Tree works along Donnington Wood Way
A tree team will shortly be working on the tree belt along Donnington Wood Way as part of the council’s ongoing tree management programme.
Telford Development Corporation planted millions of trees in the 1970s to green the industrial landscape as Telford New Town developed as a forest city. The widespread planting included slow growing native trees including oak, beech, pine, ash and horse chestnut as well as fast growing nursery stock such as poplar and willow.
The fast growing poplar and willow trees were planted to shelter the slower growing native trees from wind and heat as they established themselves.
As part of an ongoing programme to manage the tree population, there are a number of nursery trees on Donnington Wood Way that have now reached an age and size where they are negatively impacting on the development of the native trees and nearby householders have requested that trees be removed.
Work to remove 66 poplars, 11 willows and a number of ash from a 150-metre stretch of the tree belt along Donnington Wood Way is scheduled to start next week and is expected to take one week to complete.
The removal of these trees will ensure the tree belt is healthy, which will in turn provide better habitats for wildlife, and also mitigate any impact on nearby properties.
Here is a short video of tree officer Matt explaining why work of this type is undertaken https://youtu.be/uy5iRVkuEuU.
Crews will be on site from Monday 20 January and will be working 9.30am to 3.30pm, Monday to Friday. For safety reasons, the work will require a partial road closure with traffic management in place.

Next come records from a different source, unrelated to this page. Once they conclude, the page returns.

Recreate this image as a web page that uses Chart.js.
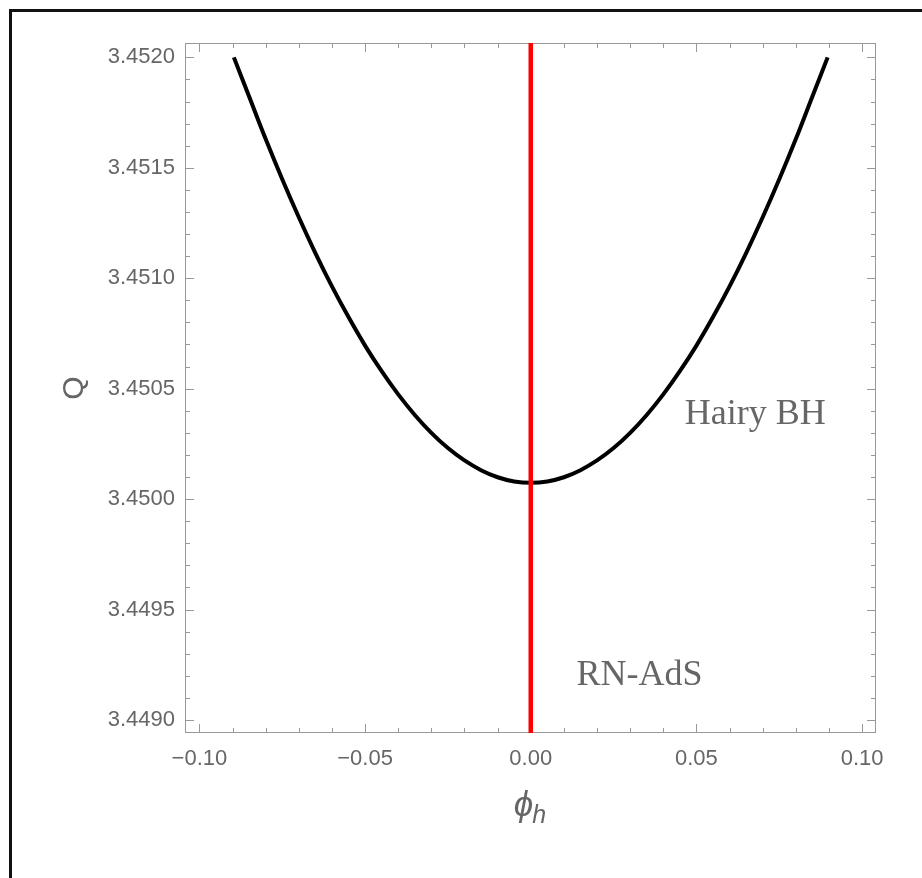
<!DOCTYPE html>
<html>
<head>
<meta charset="utf-8">
<script src="https://cdn.jsdelivr.net/npm/chart.js@4.4.4/dist/chart.umd.min.js"></script>
<style>
  html, body { margin: 0; padding: 0; background: #fff; overflow: hidden; }
  #wrap { position: relative; width: 922px; height: 878px; }
  #frame { position: absolute; left: 9px; top: 9px; width: 1000px; height: 1000px; border: 3px solid #111; pointer-events: none; }
</style>
</head>
<body>
<div id="wrap">
  <canvas id="chart" width="922" height="878"></canvas>
  <div id="frame"></div>
</div>
<script>
// hairy black hole branch
const phiH = [-0.0896, -0.085, -0.080, -0.075, -0.070, -0.065, -0.060, -0.055, -0.050, -0.045,
              -0.040, -0.035, -0.030, -0.025, -0.020, -0.015, -0.010, -0.005, 0.000,
              0.005, 0.010, 0.015, 0.020, 0.025, 0.030, 0.035, 0.040, 0.045,
              0.050, 0.055, 0.060, 0.065, 0.070, 0.075, 0.080, 0.085, 0.0896];
const hairyQ = [3.452000, 3.451823, 3.451630, 3.451448, 3.451276, 3.451114, 3.450963, 3.450824, 3.450695, 3.450579,
                3.450474, 3.450381, 3.450300, 3.450231, 3.450175, 3.450131, 3.450099, 3.450080, 3.450074,
                3.450080, 3.450099, 3.450131, 3.450175, 3.450231, 3.450300, 3.450381, 3.450474, 3.450579,
                3.450695, 3.450824, 3.450963, 3.451114, 3.451276, 3.451448, 3.451630, 3.451823, 3.452000];

// RN-AdS branch sits at phi_h = 0
const rnPhi = [0, 0];
const rnQ = [3.4485, 3.4525];

const xMajorTicks = [-0.10, -0.05, 0.00, 0.05, 0.10];
const xMinorTicks = [-0.10, -0.09, -0.08, -0.07, -0.06, -0.05, -0.04, -0.03, -0.02, -0.01, 0.00,
                     0.01, 0.02, 0.03, 0.04, 0.05, 0.06, 0.07, 0.08, 0.09, 0.10];
const yMajorTicks = [3.4490, 3.4495, 3.4500, 3.4505, 3.4510, 3.4515, 3.4520];
const yMinorTicks = [3.4490, 3.4491, 3.4492, 3.4493, 3.4494, 3.4495, 3.4496, 3.4497, 3.4498, 3.4499,
                     3.4500, 3.4501, 3.4502, 3.4503, 3.4504, 3.4505, 3.4506, 3.4507, 3.4508, 3.4509,
                     3.4510, 3.4511, 3.4512, 3.4513, 3.4514, 3.4515, 3.4516, 3.4517, 3.4518, 3.4519, 3.4520];

const branchLabels = ['Hairy BH', 'RN-AdS'];
const branchLabelPhi = [0.0465, 0.0138];
const branchLabelQ = [3.45034, 3.44916];

const GRAY_TEXT = '#666666';
const GRAY_FRAME = '#999999';

function fmtX(v) {
  const s = Math.abs(v).toFixed(2);
  return v < -1e-9 ? '\u2212' + s : s;
}

const framePlugin = {
  id: 'mmaFrame',
  beforeDatasetsDraw(chart) {
    const { ctx, chartArea: a, scales } = chart;
    const xs = scales.x, ys = scales.y;
    ctx.save();
    ctx.strokeStyle = GRAY_FRAME;
    ctx.lineWidth = 1;
    ctx.strokeRect(a.left + 0.5, a.top + 0.5, a.right - a.left - 1, a.bottom - a.top - 1);
    ctx.beginPath();
    xMinorTicks.forEach(v => {
      const len = xMajorTicks.some(m => Math.abs(m - v) < 1e-9) ? 9 : 5;
      const px = Math.round(xs.getPixelForValue(v)) + 0.5;
      ctx.moveTo(px, a.bottom); ctx.lineTo(px, a.bottom - len);
      ctx.moveTo(px, a.top); ctx.lineTo(px, a.top + len);
    });
    yMinorTicks.forEach(v => {
      const len = yMajorTicks.some(m => Math.abs(m - v) < 1e-9) ? 9 : 5;
      const py = Math.round(ys.getPixelForValue(v)) + 0.5;
      ctx.moveTo(a.left, py); ctx.lineTo(a.left + len, py);
      ctx.moveTo(a.right, py); ctx.lineTo(a.right - len, py);
    });
    ctx.stroke();
    ctx.restore();
  },
  afterDatasetsDraw(chart) {
    const { ctx, scales } = chart;
    ctx.save();
    ctx.fillStyle = GRAY_TEXT;
    ctx.font = '36px "Liberation Serif", "Times New Roman", serif';
    ctx.textAlign = 'left';
    ctx.textBaseline = 'alphabetic';
    branchLabels.forEach((t, i) => {
      ctx.fillText(t, scales.x.getPixelForValue(branchLabelPhi[i]), scales.y.getPixelForValue(branchLabelQ[i]));
    });
    ctx.restore();
  },
  afterDraw(chart) {
    // x axis title: phi with subscript h
    const { ctx, chartArea: a } = chart;
    const cx = (a.left + a.right) / 2;
    ctx.save();
    ctx.fillStyle = GRAY_TEXT;
    ctx.textBaseline = 'alphabetic';
    ctx.textAlign = 'left';
    const big = 'italic 35px "Liberation Sans", "DejaVu Sans", sans-serif';
    const small = 'italic 25px "Liberation Sans", "DejaVu Sans", sans-serif';
    ctx.font = big;
    const w1 = ctx.measureText('\u03D5').width;
    ctx.font = small;
    const w2 = ctx.measureText('h').width;
    const x0 = cx - (w1 + w2) / 2;
    ctx.font = big;
    ctx.fillText('\u03D5', x0, 816);
    ctx.font = small;
    ctx.fillText('h', x0 + w1 - 1, 823);
    ctx.restore();
  }
};

new Chart(document.getElementById('chart'), {
  type: 'scatter',
  data: {
    datasets: [
      {
        label: 'RN-AdS',
        data: rnPhi.map((x, i) => ({ x, y: rnQ[i] })),
        showLine: true,
        borderColor: '#ff0000',
        borderWidth: 4.5,
        pointRadius: 0,
      },
      {
        label: 'Hairy BH',
        data: phiH.map((x, i) => ({ x, y: hairyQ[i] })),
        showLine: true,
        borderColor: '#000000',
        borderWidth: 4,
        pointRadius: 0,
        tension: 0.4,
      },
    ],
  },
  options: {
    responsive: false,
    animation: false,
    layout: { padding: { top: 43, right: 46, left: 0, bottom: 0 } },
    plugins: { legend: { display: false }, tooltip: { enabled: false } },
    scales: {
      x: {
        type: 'linear',
        min: -0.10435,
        max: 0.10420,
        grid: { display: false, drawTicks: false },
        border: { display: false },
        afterBuildTicks: s => { s.ticks = xMajorTicks.map(v => ({ value: v })); },
        afterFit: s => { s.height = 145; },
        ticks: {
          autoSkip: false,
          maxRotation: 0,
          padding: 13,
          color: GRAY_TEXT,
          font: { family: '"Liberation Sans", Arial, sans-serif', size: 22 },
          callback: v => fmtX(v),
        },
      },
      y: {
        type: 'linear',
        min: 3.448941,
        max: 3.452065,
        grid: { display: false, drawTicks: false },
        border: { display: false },
        afterBuildTicks: s => { s.ticks = yMajorTicks.map(v => ({ value: v })); },
        afterFit: s => { s.width = 185; },
        title: {
          display: true,
          text: 'Q',
          color: GRAY_TEXT,
          font: { family: '"Liberation Sans", Arial, sans-serif', size: 30 },
          padding: { top: 57, bottom: 0 },
        },
        ticks: {
          autoSkip: false,
          padding: 10,
          color: GRAY_TEXT,
          font: { family: '"Liberation Sans", Arial, sans-serif', size: 22 },
          callback: v => Number(v).toFixed(4),
        },
      },
    },
  },
  plugins: [framePlugin],
});
</script>
</body>
</html>
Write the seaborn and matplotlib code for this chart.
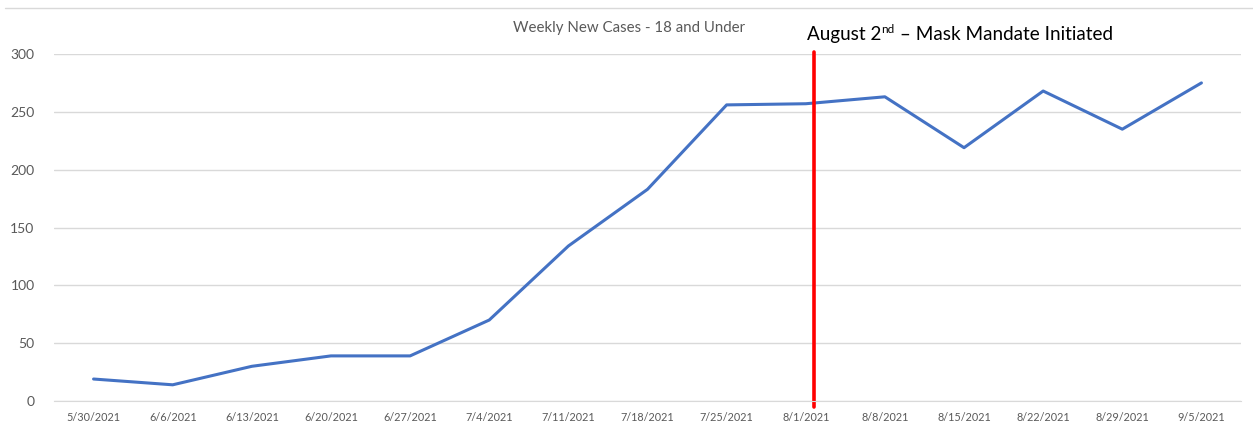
import pandas as pd
import matplotlib
matplotlib.use("Agg")
import matplotlib.pyplot as plt
import seaborn as sns

# Chart values
weeks = ["5/30/2021", "6/6/2021", "6/13/2021", "6/20/2021", "6/27/2021",
         "7/4/2021", "7/11/2021", "7/18/2021", "7/25/2021", "8/1/2021",
         "8/8/2021", "8/15/2021", "8/22/2021", "8/29/2021", "9/5/2021"]
new_cases = [19, 14, 30, 39, 39, 70, 134, 183, 256, 257, 263, 219, 268, 235, 275]
y_ticks = [0, 50, 100, 150, 200, 250, 300]
mandate_pos = 9.1  # August 2nd, just after the 8/1 week

sns.set_style("white")
plt.rcParams["font.family"] = ["Lato", "DejaVu Sans"]

df = pd.DataFrame({"week": range(len(weeks)), "cases": new_cases})

fig = plt.figure(figsize=(12.53, 4.28), dpi=100)
ax = fig.add_axes([54 / 1253, 1 - 401 / 428, (1241 - 54) / 1253, (401 - 54) / 428])

sns.lineplot(data=df, x="week", y="cases", ax=ax, color="#4472C4", linewidth=2.2)

# Axes styling (Excel look)
ax.set_xlim(-0.5, len(weeks) - 0.5)
ax.set_ylim(0, 300)
ax.set_yticks(y_ticks)
ax.set_xticks(range(len(weeks)))
ax.set_xticklabels(weeks, fontsize=7.8, color="#595959")
ax.set_xticks([i - 0.5 for i in range(len(weeks) + 1)], minor=True)
ax.tick_params(axis="x", which="major", length=0, pad=8)
ax.tick_params(axis="x", which="minor", length=5, color="#d9d9d9", width=1)
ax.tick_params(axis="y", length=0, labelsize=10, labelcolor="#595959", pad=14)
ax.set_xlabel("")
ax.set_ylabel("")
ax.grid(axis="y", color="#d9d9d9", linewidth=1)
for side in ["left", "right", "top"]:
    ax.spines[side].set_visible(False)
ax.spines["bottom"].set_color("#d9d9d9")

# Mandate line
ax.axvline(mandate_pos, ymin=-0.018, ymax=1.006, color="#ff0000", linewidth=2.6, clip_on=False)

# Title and outer border line
fig.text(629 / 1253, 1 - 28 / 428, "Weekly New Cases - 18 and Under",
         ha="center", va="center", fontsize=10.8, color="#595959")
fig.add_artist(plt.Line2D([5 / 1253, 1], [1 - 8 / 428, 1 - 8 / 428], color="#d9d9d9", linewidth=1))

# Annotation with superscript
x0, y0 = 807 / 1253, 1 - 40 / 428
t1 = fig.text(x0, y0, "August 2", fontsize=13.6, color="black", va="baseline")
fig.canvas.draw()
r = fig.canvas.get_renderer()
bb = t1.get_window_extent(r)
t2 = fig.text(bb.x1 / 1253, y0 + 7 / 428, "nd", fontsize=8.5, color="black", va="baseline")
bb2 = t2.get_window_extent(r)
fig.text(bb2.x1 / 1253, y0, " \u2013 Mask Mandate Initiated", fontsize=13.6, color="black", va="baseline")

fig.savefig("out.png", dpi=100)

Wood from the removed trees will be sold for biomass for woodchip boilers, with the proceeds used to reinvest into environmental projects. The remaining stumps will be treated to prevent re-growth. An assessment of the area will be carried out in September to establish whether the area has naturally regenerated from the existing seed bank. Any gaps will be restocked with smaller growing, berry producing British natives.
Letters have gone out to local residents to let them know what is happening and explaining why the work is being undertaken. Other stakeholders have also being advised.